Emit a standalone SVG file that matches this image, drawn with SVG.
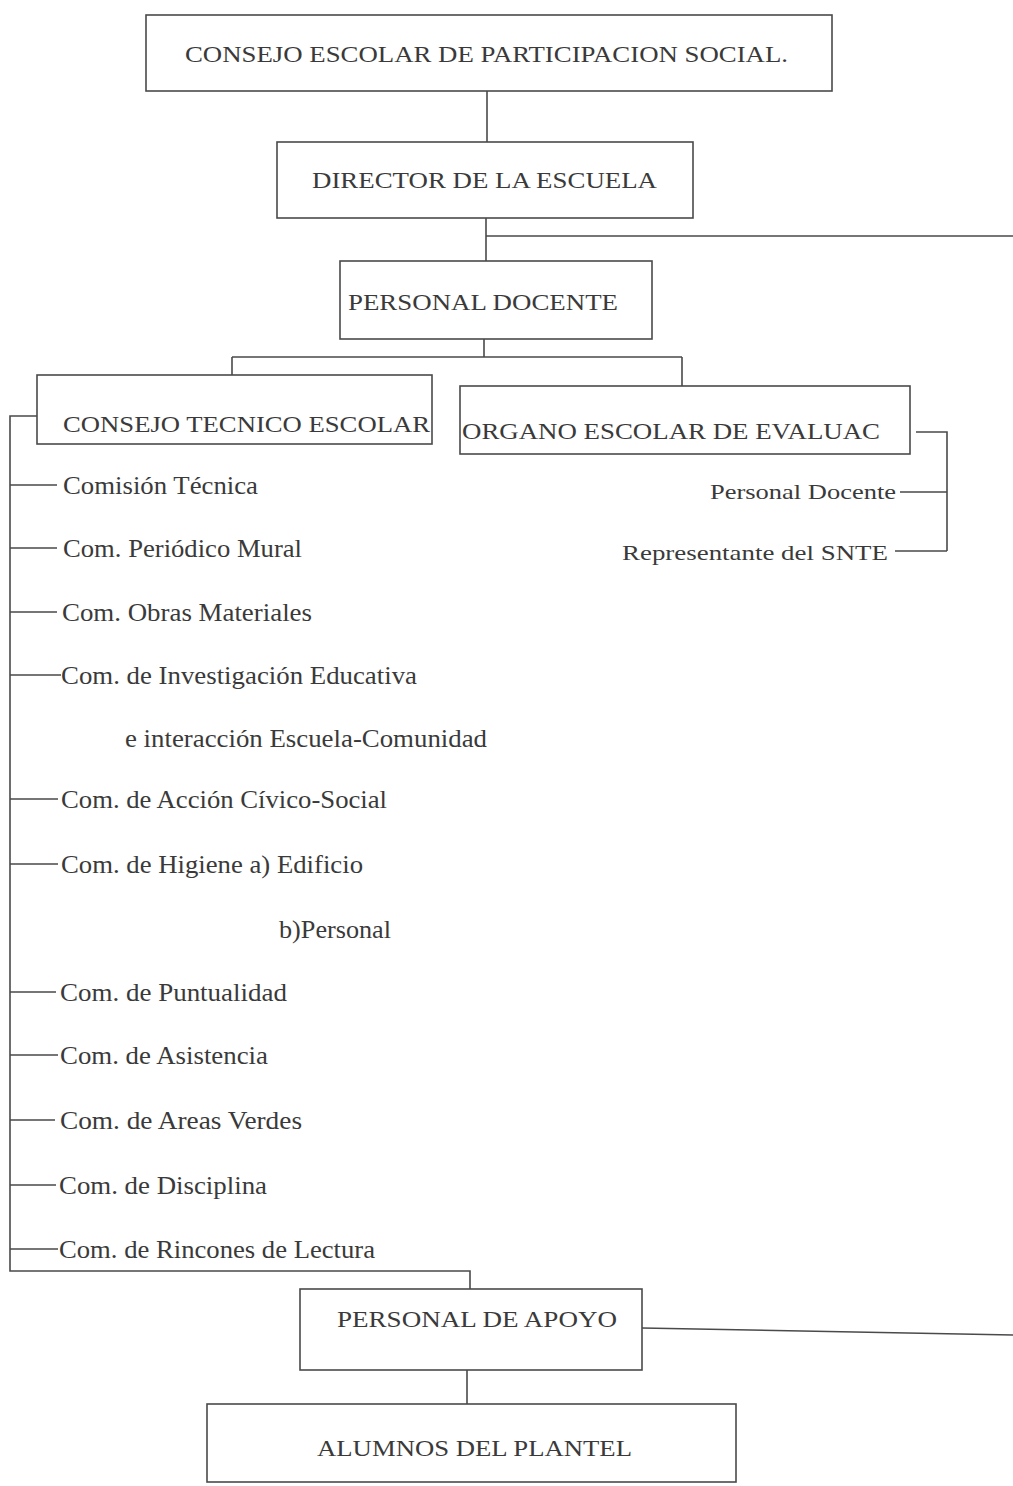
<svg xmlns="http://www.w3.org/2000/svg" width="1013" height="1486" viewBox="0 0 1013 1486">
<style>
.box{fill:#fff;stroke:#4a4a4a;stroke-width:1.6}
.ln{fill:none;stroke:#4a4a4a;stroke-width:1.6}
.t{font-family:"Liberation Serif","Times New Roman",serif;font-size:23px;fill:#3a3a3a}
.i{font-family:"Liberation Serif","Times New Roman",serif;font-size:25px;fill:#3a3a3a}
.s{font-family:"Liberation Serif","Times New Roman",serif;font-size:22px;fill:#3a3a3a}
</style>
<rect width="1013" height="1486" fill="#fff"/>
<g id="connectors">
<path class="ln" d="M487 91 V142"/>
<path class="ln" d="M486 218 V261 M486 236 H1013"/>
<path class="ln" d="M484 339 V357 M232 357 H682 M232 357 V375 M682 357 V386"/>
<path class="ln" d="M916 432 H947 V551 M900 492 H947 M895 551 H947"/>
<path class="ln" d="M37 416 H10 V1271 H470 V1290"/>
<path class="ln" d="M10 485 H57 M10 548 H57 M10 612 H57 M10 675 H61 M10 799 H58 M10 864 H58 M10 992 H56 M10 1055 H58 M10 1120 H55 M10 1185 H56 M10 1249 H58"/>
<path class="ln" d="M642 1328 L1013 1335"/>
<path class="ln" d="M467 1370 V1404"/>
</g>
<g id="consejo-escolar">
<rect class="box" x="146" y="15" width="686" height="76"/>
<text class="t" x="185" y="62" textLength="603" lengthAdjust="spacingAndGlyphs">CONSEJO ESCOLAR DE PARTICIPACION SOCIAL.</text>
</g>
<g id="director">
<rect class="box" x="277" y="142" width="416" height="76"/>
<text class="t" x="312" y="188" textLength="345" lengthAdjust="spacingAndGlyphs">DIRECTOR DE LA ESCUELA</text>
</g>
<g id="personal-docente">
<rect class="box" x="340" y="261" width="312" height="78"/>
<text class="t" x="348" y="310" textLength="270" lengthAdjust="spacingAndGlyphs">PERSONAL DOCENTE</text>
</g>
<g id="consejo-tecnico">
<rect class="box" x="37" y="375" width="395" height="69"/>
<text class="t" x="63" y="432" textLength="367" lengthAdjust="spacingAndGlyphs">CONSEJO TECNICO ESCOLAR</text>
</g>
<g id="organo-escolar">
<rect class="box" x="460" y="386" width="450" height="68"/>
<text class="t" x="462" y="439" textLength="418" lengthAdjust="spacingAndGlyphs">ORGANO ESCOLAR DE EVALUAC</text>
</g>
<g id="organo-items">
<text class="s" x="710" y="499" textLength="186" lengthAdjust="spacingAndGlyphs">Personal Docente</text>
<text class="s" x="622" y="560" textLength="266" lengthAdjust="spacingAndGlyphs">Representante del SNTE</text>
</g>
<g id="comisiones">
<text class="i" x="63" y="494" textLength="195" lengthAdjust="spacingAndGlyphs">Comisión Técnica</text>
<text class="i" x="63" y="557" textLength="239" lengthAdjust="spacingAndGlyphs">Com. Periódico Mural</text>
<text class="i" x="62" y="621" textLength="250" lengthAdjust="spacingAndGlyphs">Com. Obras Materiales</text>
<text class="i" x="61" y="684" textLength="356" lengthAdjust="spacingAndGlyphs">Com. de Investigación Educativa</text>
<text class="i" x="125" y="747" textLength="362" lengthAdjust="spacingAndGlyphs">e interacción Escuela-Comunidad</text>
<text class="i" x="61" y="808" textLength="326" lengthAdjust="spacingAndGlyphs">Com. de Acción Cívico-Social</text>
<text class="i" x="61" y="873" textLength="302" lengthAdjust="spacingAndGlyphs">Com. de Higiene a) Edificio</text>
<text class="i" x="279" y="938" textLength="112" lengthAdjust="spacingAndGlyphs">b)Personal</text>
<text class="i" x="60" y="1001" textLength="227" lengthAdjust="spacingAndGlyphs">Com. de Puntualidad</text>
<text class="i" x="60" y="1064" textLength="208" lengthAdjust="spacingAndGlyphs">Com. de Asistencia</text>
<text class="i" x="60" y="1129" textLength="242" lengthAdjust="spacingAndGlyphs">Com. de Areas Verdes</text>
<text class="i" x="59" y="1194" textLength="208" lengthAdjust="spacingAndGlyphs">Com. de Disciplina</text>
<text class="i" x="59" y="1258" textLength="316" lengthAdjust="spacingAndGlyphs">Com. de Rincones de Lectura</text>
</g>
<g id="personal-apoyo">
<rect class="box" x="300" y="1289" width="342" height="81"/>
<text class="t" x="337" y="1327" textLength="280" lengthAdjust="spacingAndGlyphs">PERSONAL DE APOYO</text>
</g>
<g id="alumnos">
<rect class="box" x="207" y="1404" width="529" height="78"/>
<text class="t" x="317" y="1456" textLength="315" lengthAdjust="spacingAndGlyphs">ALUMNOS DEL PLANTEL</text>
</g>
</svg>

▶ _Stated exercise_
Without the pictures, write out all of the material exactly.

▶ _The reply_
Emit a standalone SVG file that matches this image, drawn with SVG.
<svg xmlns="http://www.w3.org/2000/svg" width="1013" height="1486" viewBox="0 0 1013 1486">
<style>
.box{fill:#fff;stroke:#4a4a4a;stroke-width:1.6}
.ln{fill:none;stroke:#4a4a4a;stroke-width:1.6}
.t{font-family:"Liberation Serif","Times New Roman",serif;font-size:23px;fill:#3a3a3a}
.i{font-family:"Liberation Serif","Times New Roman",serif;font-size:25px;fill:#3a3a3a}
.s{font-family:"Liberation Serif","Times New Roman",serif;font-size:22px;fill:#3a3a3a}
</style>
<rect width="1013" height="1486" fill="#fff"/>
<g id="connectors">
<path class="ln" d="M487 91 V142"/>
<path class="ln" d="M486 218 V261 M486 236 H1013"/>
<path class="ln" d="M484 339 V357 M232 357 H682 M232 357 V375 M682 357 V386"/>
<path class="ln" d="M916 432 H947 V551 M900 492 H947 M895 551 H947"/>
<path class="ln" d="M37 416 H10 V1271 H470 V1290"/>
<path class="ln" d="M10 485 H57 M10 548 H57 M10 612 H57 M10 675 H61 M10 799 H58 M10 864 H58 M10 992 H56 M10 1055 H58 M10 1120 H55 M10 1185 H56 M10 1249 H58"/>
<path class="ln" d="M642 1328 L1013 1335"/>
<path class="ln" d="M467 1370 V1404"/>
</g>
<g id="consejo-escolar">
<rect class="box" x="146" y="15" width="686" height="76"/>
<text class="t" x="185" y="62" textLength="603" lengthAdjust="spacingAndGlyphs">CONSEJO ESCOLAR DE PARTICIPACION SOCIAL.</text>
</g>
<g id="director">
<rect class="box" x="277" y="142" width="416" height="76"/>
<text class="t" x="312" y="188" textLength="345" lengthAdjust="spacingAndGlyphs">DIRECTOR DE LA ESCUELA</text>
</g>
<g id="personal-docente">
<rect class="box" x="340" y="261" width="312" height="78"/>
<text class="t" x="348" y="310" textLength="270" lengthAdjust="spacingAndGlyphs">PERSONAL DOCENTE</text>
</g>
<g id="consejo-tecnico">
<rect class="box" x="37" y="375" width="395" height="69"/>
<text class="t" x="63" y="432" textLength="367" lengthAdjust="spacingAndGlyphs">CONSEJO TECNICO ESCOLAR</text>
</g>
<g id="organo-escolar">
<rect class="box" x="460" y="386" width="450" height="68"/>
<text class="t" x="462" y="439" textLength="418" lengthAdjust="spacingAndGlyphs">ORGANO ESCOLAR DE EVALUAC</text>
</g>
<g id="organo-items">
<text class="s" x="710" y="499" textLength="186" lengthAdjust="spacingAndGlyphs">Personal Docente</text>
<text class="s" x="622" y="560" textLength="266" lengthAdjust="spacingAndGlyphs">Representante del SNTE</text>
</g>
<g id="comisiones">
<text class="i" x="63" y="494" textLength="195" lengthAdjust="spacingAndGlyphs">Comisión Técnica</text>
<text class="i" x="63" y="557" textLength="239" lengthAdjust="spacingAndGlyphs">Com. Periódico Mural</text>
<text class="i" x="62" y="621" textLength="250" lengthAdjust="spacingAndGlyphs">Com. Obras Materiales</text>
<text class="i" x="61" y="684" textLength="356" lengthAdjust="spacingAndGlyphs">Com. de Investigación Educativa</text>
<text class="i" x="125" y="747" textLength="362" lengthAdjust="spacingAndGlyphs">e interacción Escuela-Comunidad</text>
<text class="i" x="61" y="808" textLength="326" lengthAdjust="spacingAndGlyphs">Com. de Acción Cívico-Social</text>
<text class="i" x="61" y="873" textLength="302" lengthAdjust="spacingAndGlyphs">Com. de Higiene a) Edificio</text>
<text class="i" x="279" y="938" textLength="112" lengthAdjust="spacingAndGlyphs">b)Personal</text>
<text class="i" x="60" y="1001" textLength="227" lengthAdjust="spacingAndGlyphs">Com. de Puntualidad</text>
<text class="i" x="60" y="1064" textLength="208" lengthAdjust="spacingAndGlyphs">Com. de Asistencia</text>
<text class="i" x="60" y="1129" textLength="242" lengthAdjust="spacingAndGlyphs">Com. de Areas Verdes</text>
<text class="i" x="59" y="1194" textLength="208" lengthAdjust="spacingAndGlyphs">Com. de Disciplina</text>
<text class="i" x="59" y="1258" textLength="316" lengthAdjust="spacingAndGlyphs">Com. de Rincones de Lectura</text>
</g>
<g id="personal-apoyo">
<rect class="box" x="300" y="1289" width="342" height="81"/>
<text class="t" x="337" y="1327" textLength="280" lengthAdjust="spacingAndGlyphs">PERSONAL DE APOYO</text>
</g>
<g id="alumnos">
<rect class="box" x="207" y="1404" width="529" height="78"/>
<text class="t" x="317" y="1456" textLength="315" lengthAdjust="spacingAndGlyphs">ALUMNOS DEL PLANTEL</text>
</g>
</svg>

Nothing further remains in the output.